**TASK TO COMPLETE**
Every line below is to be copied exactly, with the pictures left out.

**AVAILABLE DATA**
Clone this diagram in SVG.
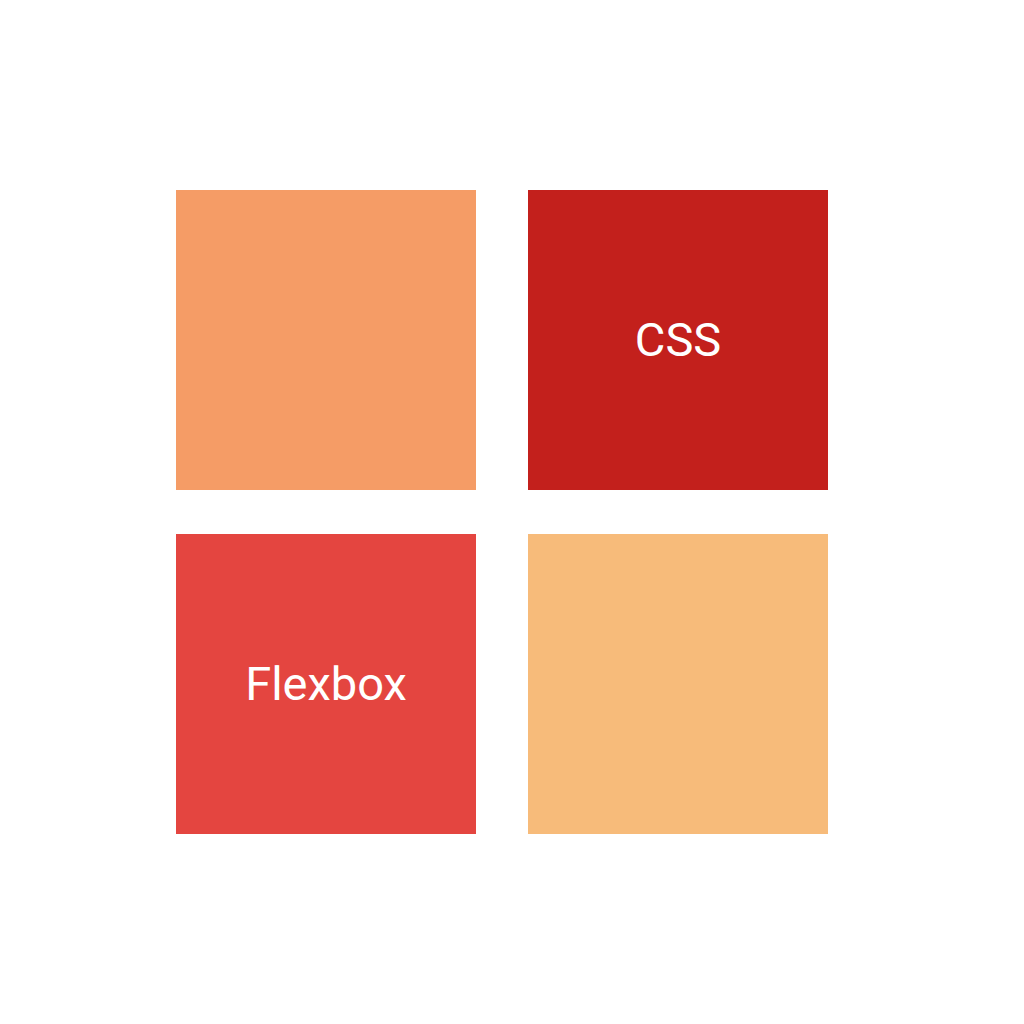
<svg xmlns="http://www.w3.org/2000/svg" width="1024" height="1024" viewBox="0 0 1024 1024">
<style>
.lbl{font-family:Roboto,"Liberation Sans",sans-serif;font-size:47px;fill:#ffffff;text-anchor:middle}
</style>
<rect width="1024" height="1024" fill="#ffffff"/>
<g id="node-tl"><rect x="176" y="190" width="300" height="300" fill="#F59C66"/></g>
<g id="node-tr"><rect x="528" y="190" width="300" height="300" fill="#C3201C"/><text class="lbl" x="678" y="356">CSS</text></g>
<g id="node-bl"><rect x="176" y="534" width="300" height="300" fill="#E44540"/><text class="lbl" x="326" y="700">Flexbox</text></g>
<g id="node-br"><rect x="528" y="534" width="300" height="300" fill="#F7BB7A"/></g>
<g id="connectors"></g>
</svg>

**ANSWER FOR THIS EXERCISE**
Clone this diagram in SVG.
<svg xmlns="http://www.w3.org/2000/svg" width="1024" height="1024" viewBox="0 0 1024 1024">
<style>
.lbl{font-family:Roboto,"Liberation Sans",sans-serif;font-size:47px;fill:#ffffff;text-anchor:middle}
</style>
<rect width="1024" height="1024" fill="#ffffff"/>
<g id="node-tl"><rect x="176" y="190" width="300" height="300" fill="#F59C66"/></g>
<g id="node-tr"><rect x="528" y="190" width="300" height="300" fill="#C3201C"/><text class="lbl" x="678" y="356">CSS</text></g>
<g id="node-bl"><rect x="176" y="534" width="300" height="300" fill="#E44540"/><text class="lbl" x="326" y="700">Flexbox</text></g>
<g id="node-br"><rect x="528" y="534" width="300" height="300" fill="#F7BB7A"/></g>
<g id="connectors"></g>
</svg>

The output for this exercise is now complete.